I am confident that the application of these themes to our present divide in the UMC is not self evident. To a significant extent, my argument hinges on the notion that the way we engage in the conversation about what sin is and how to respond to it is fundamentally and hopelessly flawed. That reality means I cannot offer a simple point by point acceptance or rebuttal of the more common arguments. But I feel compelled to at least offer some hint as to how the way I read the Bible informs my understanding of how to live and how to move forward. Again recognizing the insufficiency of what I am able to say coherently at this moment, I’d offer these several contributions to the conversation related to a few of the themes above. 

  • With respect to theme 1 above, conversations regarding human sexuality never meaningfully grapple with the nature of prevenient and unconditional love. The first question in evaluating action is usually something like, “is this a sin or not?” The only first question worth asking for Christians is something like, “what is the shape and nature of the love that God has for us.” And the second is like it, “how is that love reflected (or not) in our relationships?” Sin is a secondary concept that can only be defined to the extent that words or actions break the covenantal love for which we are created. Only as it relates to the potential for breaking the love that God is does it even make sense to explore the extent to which same gender loving persons are capable of living into the institution of marriage. It is often argued that to expand our definition of marriage is to dilute the meaning and significance of the marriage relationship. However, I would argue that we do great damage to the institution of marriage through our unwillingness to wrestle with the extent to which the institution is now defined more by specific practices and traditions than by an attempt to witness and embody the kind of love God is. We should always define our practices primarily by the extent to which they attempt to live into the bigger love of God and only secondarily and if necessary by the extent to which those practices fit neatly into a traditional taxonomy of sin and righteousness. To guide our future actions more by historical practices than by God’s prevenient love is necessarily to dilute and distract from our attempts at more faithful living; to do so reproduces the error corrected in Mark 2:23-28 regarding work on the sabbath.

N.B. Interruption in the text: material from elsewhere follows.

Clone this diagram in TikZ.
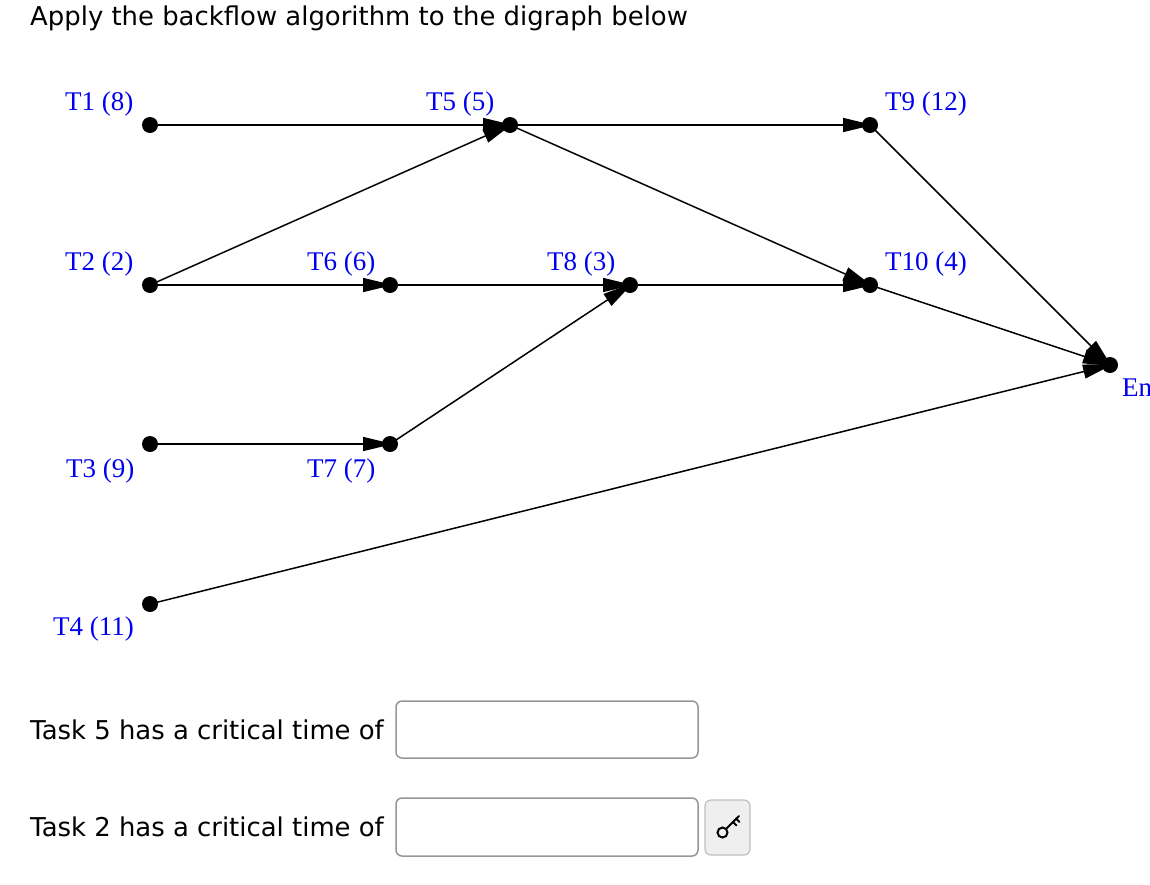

  • With respect to theme 2 above, every authoritative moral pronouncement from the church presumes and reinforces a distinct hierarchical posture – the church is atop that hierarchy and below are those who break from that authority or wish to challenge the church’s moral teaching from within. Kenosis implies that those with greater power and authority must act in such a way that the less powerful or more marginalized people are empowered in some concrete way. That is not to say sin cannot be called out but, building on #1, the result of calling out sin ought to be a demonstrably more “as we are meant to live” life. The logic of saying don’t steal, for instance, seeks to at least root out envy and to create the ability for people to trust one another more fully. Thus, saying don’t steal concretely and demonstrably creates certain conditions for a better life. If those conditions are counterbalanced by the need to steal so as to meet basic needs, a different calculus is required by those in positions of power to understand the effects of our prohibitions and punishments, as well as the culture we have created in which stealing could make sense as an option in the first place. To determine how we ought to understand and respond requires us to assess whether our assertions of authority are empowering healthier lives and relationships. To faithfully articulate a stance on same sex marriage requires us to consider the effects of prohibition upon same gender loving persons. Assuming exertions of power ought to make lives and relationships better is not some sort of incidental or relativistic consideration – that assumption seems to be one of the most consistent means of understanding how and why expectations for how to live change throughout scripture. To be sure, sometimes requiring what is right does not result in obvious and direct benefits. But if we cannot see clear evidence that lives and relationships are made better by an exercise of power and authority, we must be extremely cautious and wary about whether we have drawn the right line in the right place in the sand.
  • With respect to themes 5 and 6 above, the point of Christian faith is not to get the right wording of beliefs onto a page or to make the right list of actions and prohibitions – the point of word and action is to experience and embody the love and grace of God. When seeking to understand the nature and acceptability of certain forms of relationship, we must therefore consider vital characteristics of that relationship like consent, intimacy, vulnerability, trust, empowerment, teamwork, attachment, mutuality, authenticity, commitment, public accountability, personal growth, sacrificiality, and respect. If gender is the only criteria we are capable of evaluating with regard to the validity of a potential marriage, then we have already gone hopelessly wrong, both in terms of what marriages we prohibit and in terms of the marriages we already foster and condone. 
  • With respect to themes 9 and 10, it baffles me how often more conservative voices imply that the church’s continued adherence to its current understanding of marriage is an issue upon which the possibility of a faithful and effective church rises and falls. It sounds to me like we are concerned that if we get our understanding of marriage wrong, we will hopelessly break the church and hopelessly/uniquely undercut its ministry. But there is no ‘if’ in the love of God. One of the most common themes in scripture is the breaking of every box that God’s people thought contained a faithful, holy, Godly life. Even if we get it wrong by changing the definition of marriage, God will still be faithful and will still overcome all our failures – just like God has always done from the beginning. We must operate from an assumption that we will get most things at least partly wrong most of the time. To start with that assumption requires that we be extremely cautious about what we are willing to consider essential and why we would do so.